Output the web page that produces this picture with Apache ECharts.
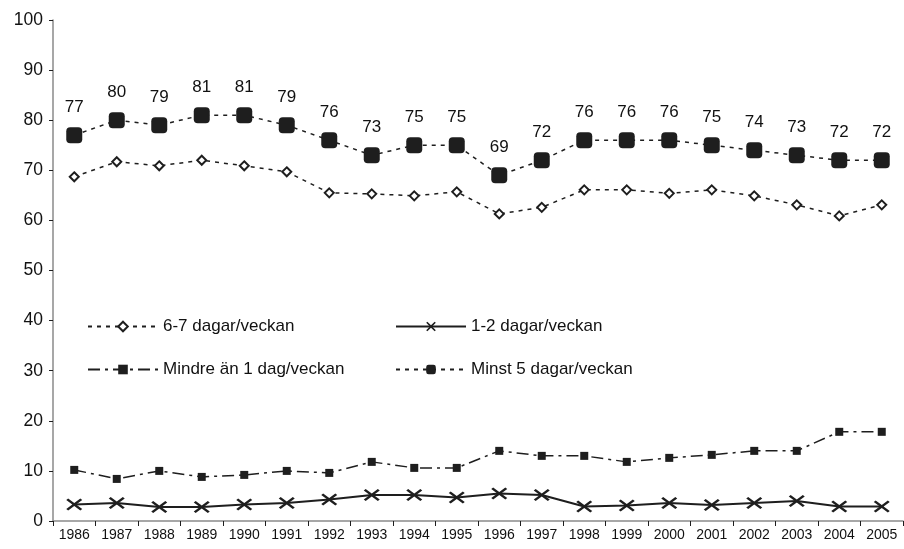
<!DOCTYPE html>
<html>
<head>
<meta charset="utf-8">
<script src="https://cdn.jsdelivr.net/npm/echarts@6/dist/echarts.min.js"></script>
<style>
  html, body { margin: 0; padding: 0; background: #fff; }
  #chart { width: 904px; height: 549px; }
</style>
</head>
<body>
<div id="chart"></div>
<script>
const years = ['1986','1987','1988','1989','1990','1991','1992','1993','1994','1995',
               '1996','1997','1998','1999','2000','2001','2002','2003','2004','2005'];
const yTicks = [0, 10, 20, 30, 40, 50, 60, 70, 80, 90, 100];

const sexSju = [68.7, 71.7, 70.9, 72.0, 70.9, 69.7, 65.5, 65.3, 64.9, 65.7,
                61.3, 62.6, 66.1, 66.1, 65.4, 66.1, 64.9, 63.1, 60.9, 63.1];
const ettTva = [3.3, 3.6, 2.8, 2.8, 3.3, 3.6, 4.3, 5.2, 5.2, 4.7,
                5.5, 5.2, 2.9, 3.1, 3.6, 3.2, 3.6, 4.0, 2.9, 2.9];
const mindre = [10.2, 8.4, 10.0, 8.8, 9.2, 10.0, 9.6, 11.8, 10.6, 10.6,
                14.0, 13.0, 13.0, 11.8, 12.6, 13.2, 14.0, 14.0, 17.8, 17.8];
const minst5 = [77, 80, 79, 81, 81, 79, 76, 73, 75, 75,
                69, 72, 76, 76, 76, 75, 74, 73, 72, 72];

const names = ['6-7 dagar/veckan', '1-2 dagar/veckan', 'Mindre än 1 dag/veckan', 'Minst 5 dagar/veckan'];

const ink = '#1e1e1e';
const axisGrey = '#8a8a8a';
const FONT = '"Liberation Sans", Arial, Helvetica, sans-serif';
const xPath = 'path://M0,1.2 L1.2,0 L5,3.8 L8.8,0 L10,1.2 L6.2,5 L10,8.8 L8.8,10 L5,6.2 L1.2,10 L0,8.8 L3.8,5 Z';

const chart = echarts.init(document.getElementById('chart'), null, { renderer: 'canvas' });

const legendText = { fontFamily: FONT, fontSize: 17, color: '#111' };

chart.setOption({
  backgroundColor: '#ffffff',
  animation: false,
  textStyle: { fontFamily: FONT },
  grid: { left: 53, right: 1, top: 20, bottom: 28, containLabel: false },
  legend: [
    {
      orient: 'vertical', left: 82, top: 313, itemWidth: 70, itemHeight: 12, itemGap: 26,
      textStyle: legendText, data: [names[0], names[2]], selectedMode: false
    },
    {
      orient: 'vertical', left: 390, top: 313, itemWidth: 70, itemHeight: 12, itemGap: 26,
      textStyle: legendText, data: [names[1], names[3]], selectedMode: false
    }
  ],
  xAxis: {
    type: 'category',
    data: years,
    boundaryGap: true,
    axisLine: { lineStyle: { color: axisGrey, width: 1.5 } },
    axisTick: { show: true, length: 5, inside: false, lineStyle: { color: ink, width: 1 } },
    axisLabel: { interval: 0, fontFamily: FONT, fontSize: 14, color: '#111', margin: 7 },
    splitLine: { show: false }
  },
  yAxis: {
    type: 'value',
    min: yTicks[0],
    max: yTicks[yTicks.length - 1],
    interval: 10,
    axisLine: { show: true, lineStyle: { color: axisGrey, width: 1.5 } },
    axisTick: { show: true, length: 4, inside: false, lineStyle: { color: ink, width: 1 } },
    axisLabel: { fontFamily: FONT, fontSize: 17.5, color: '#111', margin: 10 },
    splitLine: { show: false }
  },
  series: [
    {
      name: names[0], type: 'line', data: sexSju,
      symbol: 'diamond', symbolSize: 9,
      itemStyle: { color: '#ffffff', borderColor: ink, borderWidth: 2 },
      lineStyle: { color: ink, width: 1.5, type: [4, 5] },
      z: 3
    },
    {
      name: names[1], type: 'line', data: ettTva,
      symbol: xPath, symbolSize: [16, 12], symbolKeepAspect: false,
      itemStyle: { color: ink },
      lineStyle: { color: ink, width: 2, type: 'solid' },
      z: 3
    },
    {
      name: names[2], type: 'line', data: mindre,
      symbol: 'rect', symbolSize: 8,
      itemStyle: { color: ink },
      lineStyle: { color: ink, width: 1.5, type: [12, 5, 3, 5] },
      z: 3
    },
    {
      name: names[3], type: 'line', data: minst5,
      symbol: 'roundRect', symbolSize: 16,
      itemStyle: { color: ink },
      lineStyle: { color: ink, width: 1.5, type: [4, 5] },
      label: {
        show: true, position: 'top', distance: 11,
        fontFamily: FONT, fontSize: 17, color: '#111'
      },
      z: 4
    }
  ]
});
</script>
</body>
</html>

Task goal -
Extract, word for word, each line from the top of the data down to and including the line with "80, 90, 100];"; skip the pictures.

Response to the exercise -
Output the web page that produces this picture with Apache ECharts.
<!DOCTYPE html>
<html>
<head>
<meta charset="utf-8">
<script src="https://cdn.jsdelivr.net/npm/echarts@6/dist/echarts.min.js"></script>
<style>
  html, body { margin: 0; padding: 0; background: #fff; }
  #chart { width: 904px; height: 549px; }
</style>
</head>
<body>
<div id="chart"></div>
<script>
const years = ['1986','1987','1988','1989','1990','1991','1992','1993','1994','1995',
               '1996','1997','1998','1999','2000','2001','2002','2003','2004','2005'];
const yTicks = [0, 10, 20, 30, 40, 50, 60, 70, 80, 90, 100];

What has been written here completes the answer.